Similarly, a rheological additive comprising from about 68 wt % to about 80 wt % mineral spirits and from about 20 wt % to about 31 wt % oxidized polyethylene wax and up to about 2 wt % polymeric amide-based hyperdispersants or unsaturated fatty acids may be prepared by the method described above, wherein the polyalphaolefin is replaced by the polymeric amide-based hyperdispersant or unsaturated fatty acid. And more preferably, a rheological additive comprising from about 68 wt % to about 72 wt % mineral spirits and from about 28 wt % to about 31 wt % oxidized polyethylene wax and up to about 2 wt % polymeric amide-based hyperdispersants or unsaturated fatty acids may be prepared by the method described above, wherein the polyalphaolefin is replaced by the polymeric amide-based hyperdispersant or unsaturated fatty acid. A representative example, without limitation, of a hyperdispersant that may be used in the additive of the present development is Solsperse 13940 (available from Lubrizol). A representative example, without limitation, of a unsaturated fatty acid that may be used in the additive of the present development is oleic acid.

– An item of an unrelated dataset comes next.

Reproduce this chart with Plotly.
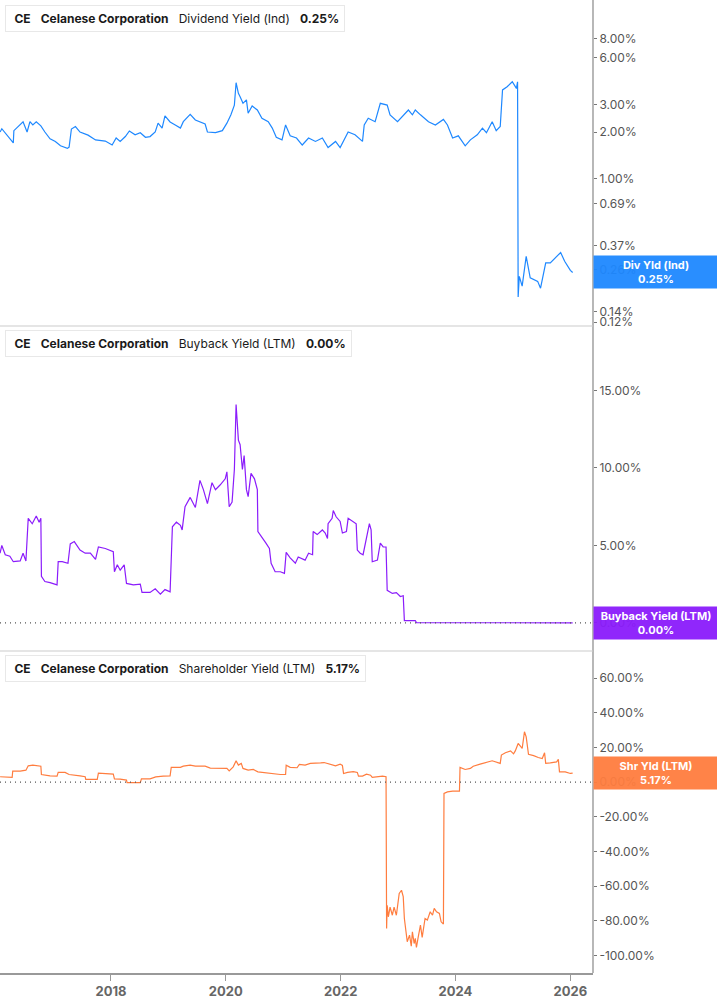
import math
import plotly.graph_objects as go
from plotly.subplots import make_subplots
import pandas as pd

# --- data (time in decimal years, values in %) ---
div_t = [2016.07, 2016.10, 2016.30, 2016.31, 2016.47, 2016.54, 2016.59, 2016.64, 2016.70, 2016.78,
         2016.85, 2016.94, 2017.03, 2017.12, 2017.24, 2017.27, 2017.31, 2017.38, 2017.46, 2017.60,
         2017.73, 2017.90, 2018.02, 2018.09, 2018.16, 2018.25, 2018.32, 2018.42, 2018.51, 2018.60,
         2018.68, 2018.77, 2018.82, 2018.89, 2018.94, 2019.03, 2019.12, 2019.21, 2019.26, 2019.38,
         2019.47, 2019.55, 2019.64, 2019.68, 2019.82, 2019.94, 2020.02, 2020.09, 2020.15, 2020.18,
         2020.22, 2020.25, 2020.30, 2020.36, 2020.39, 2020.46, 2020.55, 2020.63, 2020.74, 2020.81,
         2020.88, 2020.98, 2021.04, 2021.12, 2021.23, 2021.33, 2021.44, 2021.56, 2021.68, 2021.78,
         2021.91, 2021.99, 2022.08, 2022.13, 2022.25, 2022.38, 2022.41, 2022.48, 2022.60, 2022.69,
         2022.81, 2022.86, 2022.99, 2023.07, 2023.18, 2023.25, 2023.30, 2023.39, 2023.53, 2023.65,
         2023.79, 2023.86, 2023.95, 2024.05, 2024.17, 2024.26, 2024.38, 2024.47, 2024.54, 2024.64,
         2024.71, 2024.78, 2024.82, 2024.90, 2024.99, 2025.06, 2025.08, 2025.09, 2025.11, 2025.16,
         2025.23, 2025.30, 2025.43, 2025.48, 2025.57, 2025.65, 2025.70, 2025.83, 2025.90, 2026.00,
         2026.04]
div_yld = [2.00, 2.10, 1.70, 2.04, 2.33, 2.00, 2.33, 2.22, 2.33, 2.19,
           2.00, 1.81, 1.74, 1.63, 1.57, 1.60, 2.09, 2.17, 2.00, 1.91,
           1.78, 1.75, 1.65, 1.83, 1.74, 1.87, 2.03, 1.92, 1.98, 1.85,
           1.87, 2.00, 2.28, 2.12, 2.54, 2.32, 2.22, 2.12, 2.33, 2.60,
           2.39, 2.33, 2.25, 2.00, 1.98, 2.04, 2.28, 2.58, 2.98, 4.15,
           3.55, 3.37, 3.06, 3.22, 2.64, 2.94, 2.77, 2.45, 2.33, 2.12,
           1.85, 1.78, 2.22, 1.89, 1.83, 1.65, 1.83, 1.74, 1.83, 1.59,
           1.74, 1.59, 1.83, 2.00, 1.92, 1.74, 2.22, 2.45, 2.33, 3.06,
           2.98, 2.58, 2.33, 2.51, 2.77, 2.58, 2.77, 2.58, 2.33, 2.22,
           2.41, 2.22, 1.83, 1.89, 1.63, 1.78, 1.92, 2.12, 1.98, 2.33,
           2.04, 2.17, 3.73, 3.91, 4.21, 3.82, 4.21, 0.174, 0.236, 0.204,
           0.317, 0.231, 0.219, 0.198, 0.288, 0.288, 0.302, 0.336, 0.295, 0.258,
           0.25]

buy_t = [2016.07, 2016.10, 2016.16, 2016.24, 2016.30, 2016.42, 2016.47, 2016.52, 2016.56, 2016.63,
         2016.70, 2016.75, 2016.78, 2016.79, 2016.85, 2016.94, 2017.06, 2017.08, 2017.15, 2017.25,
         2017.29, 2017.36, 2017.46, 2017.55, 2017.64, 2017.73, 2017.78, 2017.90, 2018.04, 2018.06,
         2018.11, 2018.16, 2018.23, 2018.27, 2018.39, 2018.51, 2018.54, 2018.68, 2018.77, 2018.86,
         2018.94, 2019.03, 2019.07, 2019.14, 2019.21, 2019.24, 2019.29, 2019.38, 2019.47, 2019.55,
         2019.61, 2019.68, 2019.76, 2019.82, 2019.90, 2019.99, 2020.02, 2020.06, 2020.11, 2020.15,
         2020.18, 2020.22, 2020.25, 2020.29, 2020.32, 2020.36, 2020.39, 2020.44, 2020.50, 2020.55,
         2020.56, 2020.63, 2020.70, 2020.76, 2020.79, 2020.86, 2020.95, 2021.02, 2021.05, 2021.12,
         2021.21, 2021.26, 2021.38, 2021.44, 2021.51, 2021.52, 2021.59, 2021.68, 2021.73, 2021.77,
         2021.78, 2021.85, 2021.87, 2021.92, 2021.99, 2022.03, 2022.10, 2022.13, 2022.20, 2022.27,
         2022.29, 2022.34, 2022.39, 2022.45, 2022.50, 2022.53, 2022.55, 2022.64, 2022.69, 2022.74,
         2022.79, 2022.81, 2022.90, 2022.97, 2023.04, 2023.09, 2023.11, 2023.30, 2023.32, 2026.04]
buyback_yld = [4.5, 5.0, 4.4, 4.3, 3.95, 4.0, 4.5, 4.0, 6.75, 6.4,
               6.9, 6.5, 6.75, 3.0, 2.67, 2.6, 2.45, 3.95, 3.95, 3.85,
               5.1, 5.25, 4.7, 4.5, 4.5, 4.1, 4.9, 4.8, 4.6, 3.3,
               3.75, 3.4, 3.75, 2.55, 2.45, 2.5, 1.97, 1.97, 2.2, 1.85,
               2.15, 2.0, 6.2, 6.5, 6.3, 6.0, 7.5, 8.1, 7.45, 9.2,
               8.6, 7.7, 9.05, 8.6, 8.9, 9.3, 9.75, 7.5, 7.8, 9.9,
               14.1, 11.8, 11.5, 9.9, 10.8, 8.6, 8.15, 9.65, 9.3, 8.6,
               5.9, 5.55, 5.15, 4.8, 3.85, 3.3, 3.3, 3.2, 4.55, 4.2,
               3.85, 4.25, 4.05, 4.5, 4.4, 5.9, 5.7, 6.0, 5.8, 5.45,
               6.4, 6.75, 7.25, 6.85, 6.55, 5.8, 5.9, 6.75, 6.55, 6.4,
               4.7, 4.5, 4.4, 5.55, 6.4, 6.0, 3.95, 4.05, 5.15, 4.9,
               4.9, 2.1, 1.9, 1.95, 1.7, 1.75, 0.15, 0.15, 0.02, 0.0]

shr_t = [2016.07, 2016.28, 2016.29, 2016.42, 2016.52, 2016.56, 2016.64, 2016.73, 2016.78, 2016.79,
         2016.94, 2017.06, 2017.08, 2017.20, 2017.27, 2017.46, 2017.55, 2017.56, 2017.76, 2017.78,
         2017.90, 2018.04, 2018.06, 2018.16, 2018.27, 2018.28, 2018.51, 2018.53, 2018.68, 2018.78,
         2018.91, 2019.03, 2019.05, 2019.21, 2019.26, 2019.38, 2019.47, 2019.55, 2019.64, 2019.73,
         2019.90, 2020.02, 2020.06, 2020.13, 2020.18, 2020.22, 2020.27, 2020.30, 2020.39, 2020.48,
         2020.56, 2020.69, 2020.81, 2020.95, 2021.04, 2021.05, 2021.12, 2021.24, 2021.28, 2021.38,
         2021.47, 2021.56, 2021.65, 2021.71, 2021.82, 2021.91, 2021.99, 2022.03, 2022.05, 2022.12,
         2022.22, 2022.29, 2022.31, 2022.38, 2022.45, 2022.52, 2022.55, 2022.66, 2022.73, 2022.79,
         2022.80, 2022.81, 2022.83, 2022.86, 2022.90, 2022.93, 2022.97, 2023.02, 2023.06, 2023.09,
         2023.11, 2023.13, 2023.16, 2023.20, 2023.23, 2023.25, 2023.28, 2023.30, 2023.32, 2023.35,
         2023.39, 2023.42, 2023.46, 2023.47, 2023.51, 2023.56, 2023.60, 2023.63, 2023.67, 2023.72,
         2023.75, 2023.79, 2023.80, 2023.86, 2023.95, 2024.07, 2024.08, 2024.17, 2024.26, 2024.31,
         2024.43, 2024.55, 2024.64, 2024.78, 2024.80, 2024.87, 2024.96, 2025.01, 2025.04, 2025.09,
         2025.13, 2025.16, 2025.20, 2025.23, 2025.27, 2025.36, 2025.44, 2025.51, 2025.55, 2025.57,
         2025.65, 2025.76, 2025.79, 2025.81, 2025.91, 2026.00, 2026.04]
shr_yld = [3.1, 2.7, 6.3, 6.3, 6.9, 9.4, 9.8, 9.2, 9.2, 4.4,
           3.6, 3.5, 5.6, 5.6, 4.4, 3.6, 3.1, 1.55, 1.55, 5.2,
           5.0, 4.6, 1.9, 1.75, 1.15, -0.3, -0.3, 1.9, 1.9, 3.0,
           3.5, 3.6, 8.5, 8.5, 9.2, 9.8, 9.2, 9.4, 9.2, 8.1,
           7.9, 7.9, 6.5, 8.8, 12.3, 9.8, 10.8, 7.9, 6.9, 7.3,
           5.95, 5.4, 5.0, 4.4, 4.4, 9.8, 8.5, 8.3, 10.2, 9.8,
           10.8, 10.8, 11.1, 11.3, 10.2, 9.4, 10.4, 9.6, 5.0, 5.6,
           6.0, 5.6, 3.5, 3.5, 4.6, 4.0, 2.7, 3.1, 3.5, 3.1,
           -84.3, -71.0, -77.6, -72.0, -76.7, -72.0, -76.7, -64.2, -62.3, -66.0,
           -78.6, -83.4, -92.0, -88.2, -94.5, -86.3, -93.0, -90.0, -95.3, -89.5,
           -82.4, -89.5, -82.4, -78.6, -79.5, -74.7, -76.7, -72.8, -74.7, -75.7,
           -80.5, -81.8, -6.5, -5.6, -5.2, -5.2, 8.5, 7.3, 7.9, 9.2,
           10.4, 11.3, 12.3, 10.8, 15.6, 16.9, 18.0, 16.3, 18.0, 22.3,
           20.4, 19.4, 29.0, 26.1, 16.0, 15.3, 14.2, 13.6, 16.9, 10.8,
           11.1, 11.7, 13.1, 5.95, 5.95, 5.0, 5.17]

div_ticks = [8, 6, 3, 2, 1, 0.69, 0.37, 0.26, 0.14, 0.12]
buy_ticks = [0, 5, 10, 15]
shr_ticks = [60, 40, 20, 0, -20, -40, -60, -80, -100]
year_ticks = ["2018-01-01", "2020-01-01", "2022-01-01", "2024-01-01", "2026-01-01"]

last_div, last_buy, last_shr = 0.25, 0.00, 5.17

BLUE = "#1e88ff"
PURPLE = "#8b1cfb"
ORANGE = "#ff7d3f"
FONT = "Inter"


def to_dates(years):
    out = []
    for y in years:
        yr = int(y)
        out.append(pd.Timestamp(yr, 1, 1) + pd.Timedelta(days=(y - yr) * 365.25))
    return out


def pct(vals):
    return [f"{v:.2f}%" for v in vals]


fig = make_subplots(rows=3, cols=1, shared_xaxes=True, vertical_spacing=0.0)

fig.add_trace(go.Scatter(x=to_dates(div_t), y=div_yld, mode="lines",
                         line=dict(color=BLUE, width=1.2), showlegend=False), row=1, col=1)
fig.add_trace(go.Scatter(x=to_dates(buy_t), y=buyback_yld, mode="lines",
                         line=dict(color=PURPLE, width=1.2), showlegend=False), row=2, col=1)
fig.add_trace(go.Scatter(x=to_dates(shr_t), y=shr_yld, mode="lines",
                         line=dict(color=ORANGE, width=1.2), showlegend=False), row=3, col=1)

H = 973.0  # plot area height in px
dom1 = [(H - 325) / H, 1.0]
dom2 = [(H - 650) / H, (H - 327) / H]
dom3 = [0.0, (H - 652) / H]

tick_font = dict(family=FONT, size=12, color="#555")
yax_common = dict(side="right", showgrid=False, zeroline=False, ticks="outside",
                  ticklen=3, tickcolor="#777", tickfont=tick_font, showline=False)

fig.update_layout(
    width=717, height=1005,
    margin=dict(l=0, r=124, t=0, b=32, autoexpand=False),
    plot_bgcolor="white", paper_bgcolor="white",
    font=dict(family=FONT),
    yaxis=dict(domain=dom1, type="log", range=[-0.94, 1.15],
               tickvals=div_ticks, ticktext=pct(div_ticks), **yax_common),
    yaxis2=dict(domain=dom2, range=[-1.75, 19.1], tickvals=buy_ticks,
                ticktext=pct(buy_ticks), **yax_common),
    yaxis3=dict(domain=dom3, range=[-110, 75], tickvals=shr_ticks,
                ticktext=pct(shr_ticks), **yax_common),
)

xr = ["2016-01-26", "2026-05-25"]
fig.update_xaxes(range=xr, showgrid=False, zeroline=False, showticklabels=False)
fig.update_xaxes(row=3, col=1, showticklabels=True, tickvals=year_ticks,
                 tickformat="%Y", ticks="outside", ticklen=6, tickcolor="#999",
                 showline=True, linecolor="#999", linewidth=1.5,
                 tickfont=dict(family=FONT, size=13, color="#666", weight="bold"))

# right vertical axis line + panel separators
fig.add_shape(type="line", xref="paper", yref="paper", x0=1, x1=1, y0=0, y1=1,
              line=dict(color="#888", width=1.2))
for yy in [(H - 326) / H, (H - 651) / H]:
    fig.add_shape(type="line", xref="paper", yref="paper", x0=0, x1=1, y0=yy, y1=yy,
                  line=dict(color="#ccc", width=1.2))

# dotted zero lines
for yr in ["y2", "y3"]:
    fig.add_shape(type="line", xref="paper", yref=yr, x0=0, x1=1, y0=0, y1=0,
                  line=dict(color="#555", width=1.2, dash="1px,4px"))

# legend boxes
sp = "\u00a0\u00a0\u00a0"
legends = [
    (BLUE, "Dividend Yield (Ind)", f"{last_div:.2f}%", 5),
    (PURPLE, "Buyback Yield (LTM)", f"{last_buy:.2f}%", 330),
    (ORANGE, "Shareholder Yield (LTM)", f"{last_shr:.2f}%", 655),
]
for color, name, val, top in legends:
    fig.add_annotation(xref="paper", yref="paper", x=0, y=(H - top) / H,
                       xanchor="left", yanchor="top", xshift=5, showarrow=False,
                       text=f"\u00a0<b>CE</b>{sp}<b>Celanese Corporation</b>{sp}{name}{sp}<b>{val}</b>",
                       font=dict(family=FONT, size=12, color="#1a1a1a"),
                       bgcolor="white", bordercolor="#e8e8e8", borderwidth=1, borderpad=5)
    fig.add_shape(type="rect", xref="paper", yref="paper",
                  x0=5 / 593, x1=8 / 593, y0=(H - top - 24) / H, y1=(H - top - 1) / H,
                  fillcolor=color, line=dict(width=0))

# last value labels on the right
labels = [
    ("y", BLUE, "Div Yld (Ind)", last_div),
    ("y2", PURPLE, "Buyback Yield (LTM)", last_buy),
    ("y3", ORANGE, "Shr Yld (LTM)", last_shr),
]
for yref, color, name, val in labels:
    ypos = math.log10(val) if yref == "y" else val
    fig.add_annotation(xref="paper", yref=yref, x=1, y=ypos, xanchor="left", yanchor="middle",
                       showarrow=False, width=120, align="center",
                       text=f"<b>{name}<br>{val:.2f}%</b>",
                       font=dict(family=FONT, size=11, color="white"),
                       bgcolor=color, opacity=0.95, borderpad=2)

fig.write_html("out.html", config={"displayModeBar": False},
               post_script="document.body.style.margin='0px';")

The rheological additive of the present invention can be used in paints and other coating compositions. The additive differs from the prior art by being formulated and prepared such that the additive is essentially free of water, and is pourable, and has a sufficiently high wax content that the additive can provide viscosity to the coating compositions at very low shear rates, thereby providing anti-settling characteristics to the coating compositions. Further, the additive of the present invention as prepared with the dispersing agents demonstrates efficiency in a coating formulation at least as effective as coating formulations using more expensive oxidized copolymer hydrocarbon wax additives. This can result in improved anti-settling and anti-sagging properties in the coating product.

It is understood that the composition of the rheological additive and the specific processing conditions may be varied within limits without exceeding the scope of this development.